John Laughland

Travel: The charms of le barroux 

issue 28 January 2012

If you are looking for an undiscovered part of Provence, then you can forget about Le Barroux. Apart from the fact that both Petrarch and Pope Clement V spent their summers nearby in the 14th century, the pretty hilltop village topped by its disproportionately large castle has been the holiday destination of members of the British social stratosphere for generations. The Anglo-French descendants of Axel Munthe, the Swedish author of the spectacularly successful Story of San Michele — perhaps the first example of escapist travel literature — have a very beautiful house in the village, as did Prince Charles’s godmother. The Dowager Marchioness of Salisbury is just down the hill.

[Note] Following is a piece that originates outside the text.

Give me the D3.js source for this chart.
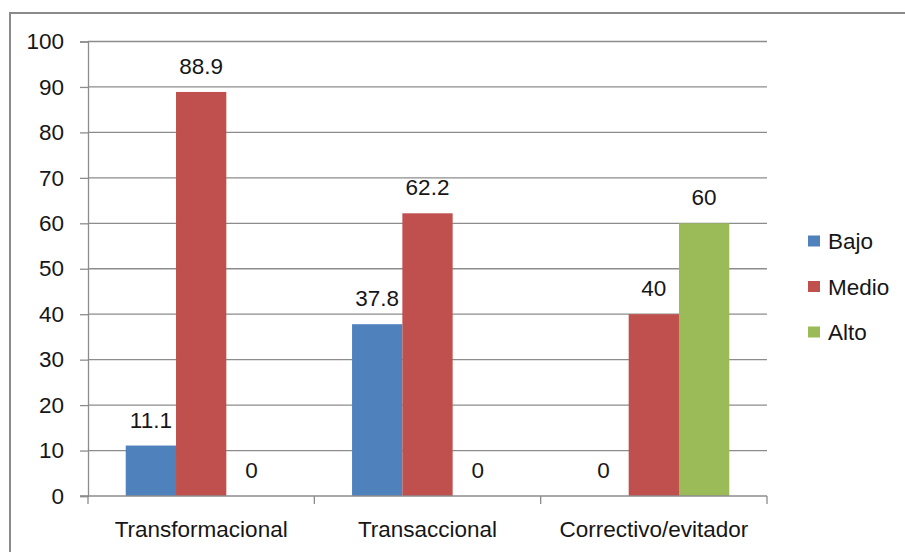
<!DOCTYPE html>
<html>
<head>
<meta charset="utf-8">
<script src="https://cdn.jsdelivr.net/npm/d3@7"></script>
<style>
  html, body { margin: 0; padding: 0; background: #fff; }
  svg { display: block; }
  text { font-family: "Liberation Sans", Arial, sans-serif; fill: #161616; }
</style>
</head>
<body>
<svg id="chart" width="905" height="552"></svg>
<script>
// Leadership style categories and level series
const categories = ["Transformacional", "Transaccional", "Correctivo/evitador"];
const seriesNames = ["Bajo", "Medio", "Alto"];
const bajo  = [11.1, 37.8, 0];
const medio = [88.9, 62.2, 40];
const alto  = [0, 0, 60];
const yTicks = [0, 10, 20, 30, 40, 50, 60, 70, 80, 90, 100];
const colors = ["#4F81BD", "#C0504D", "#9BBB59"];

const seriesValues = [bajo, medio, alto];
const rows = categories.map((c, i) => ({
  category: c,
  values: seriesNames.map((s, j) => ({ series: s, value: seriesValues[j][i] }))
}));

const svg = d3.select("#chart");
const fontSize = 22.5;

// outer chart frame
svg.append("rect")
  .attr("x", 10).attr("y", 13)
  .attr("width", 905).attr("height", 560)
  .attr("fill", "none")
  .attr("stroke", "#8a8a8a")
  .attr("stroke-width", 2);

const plot = { left: 88, right: 767, top: 41.5, bottom: 496 };

const x0 = d3.scaleBand().domain(categories).range([plot.left, plot.right]).padding(0);
const step = x0.step();
const x1 = d3.scaleBand().domain(seriesNames)
  .range([step * 1.5 / 9, step * (1 - 1.5 / 9)]).padding(0);
const y = d3.scaleLinear().domain([0, 100]).range([plot.bottom, plot.top]);
const color = d3.scaleOrdinal().domain(seriesNames).range(colors);

// horizontal gridlines
svg.append("g")
  .selectAll("line")
  .data(yTicks.filter(t => t > 0))
  .join("line")
  .attr("x1", plot.left).attr("x2", plot.right)
  .attr("y1", d => y(d)).attr("y2", d => y(d))
  .attr("stroke", "#8c8c8c").attr("stroke-width", 1.3);

// y axis
const yAxis = svg.append("g")
  .attr("transform", `translate(${plot.left},0)`)
  .call(d3.axisLeft(y).tickValues(yTicks).tickSize(8).tickPadding(16).tickFormat(d3.format("d")));
yAxis.select(".domain").attr("stroke", "#8c8c8c").attr("stroke-width", 1.3);
yAxis.selectAll(".tick line").attr("stroke", "#8c8c8c").attr("stroke-width", 1.3);
yAxis.selectAll(".tick text")
  .attr("font-size", fontSize)
  .attr("font-family", "Liberation Sans, Arial, sans-serif")
  .attr("fill", "#161616");

// bars
const groups = svg.append("g")
  .selectAll("g")
  .data(rows)
  .join("g")
  .attr("transform", d => `translate(${x0(d.category)},0)`);

groups.selectAll("rect")
  .data(d => d.values)
  .join("rect")
  .attr("x", d => x1(d.series))
  .attr("width", x1.bandwidth())
  .attr("y", d => y(d.value))
  .attr("height", d => y(0) - y(d.value))
  .attr("fill", d => color(d.series));

// value labels
groups.selectAll("text.value")
  .data(d => d.values)
  .join("text")
  .attr("class", "value")
  .attr("x", d => x1(d.series) + x1.bandwidth() / 2)
  .attr("y", d => y(d.value) - 18)
  .attr("text-anchor", "middle")
  .attr("font-size", fontSize)
  .text(d => String(d.value));

// x axis with category boundary ticks
const xAxisG = svg.append("g");
xAxisG.append("line")
  .attr("x1", plot.left - 8).attr("x2", plot.right)
  .attr("y1", plot.bottom).attr("y2", plot.bottom)
  .attr("stroke", "#8c8c8c").attr("stroke-width", 1.3);
const boundaries = categories.map(c => x0(c)).concat([x0(categories[categories.length - 1]) + step]);
xAxisG.selectAll("line.bound")
  .data(boundaries)
  .join("line")
  .attr("class", "bound")
  .attr("x1", d => d).attr("x2", d => d)
  .attr("y1", plot.bottom).attr("y2", plot.bottom + 8)
  .attr("stroke", "#8c8c8c").attr("stroke-width", 1.3);
xAxisG.selectAll("text")
  .data(categories)
  .join("text")
  .attr("x", d => x0(d) + step / 2)
  .attr("y", 537)
  .attr("text-anchor", "middle")
  .attr("font-size", fontSize)
  .text(d => d);

// legend
const legend = svg.append("g")
  .selectAll("g")
  .data(seriesNames)
  .join("g")
  .attr("transform", (d, i) => `translate(808,${241 + i * 45.5})`);
legend.append("rect")
  .attr("x", 0).attr("y", -5.5)
  .attr("width", 12).attr("height", 11)
  .attr("fill", d => color(d));
legend.append("text")
  .attr("x", 20).attr("y", 0)
  .attr("dy", "0.36em")
  .attr("font-size", fontSize)
  .text(d => d);
</script>
</body>
</html>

It is not difficult to see why. The département, Vaucluse, derives its name from vallis clausa or ‘closed valley’, the name given to the largest spring in France at Fontaine de Vaucluse nearby. But the term is also understood to refer to the numerous subterranean grottoes which provide water even during the summer. Irrigated as well by rivers large and small, from the Rhône to the Sorgue and the Nesque, and rained on profusely by the clouds which gather over Mont Ventoux and the stunningly delicate Dentelles de Montmirail, Le Barroux and the surrounding countryside are as green and lush in August as on a fresh spring morning. They have none of the heavy and dusty stillness of the neighbouring Var, where the dog days of summer are more a source of suffering than pleasure.

Even before the 14th century, the area was celebrated and coveted. The Comtat Venaissin, as it is known, was ceded to the Pope by the King of France in 1274 and remained a papal fiefdom until its incorporation back into France at the French Revolution.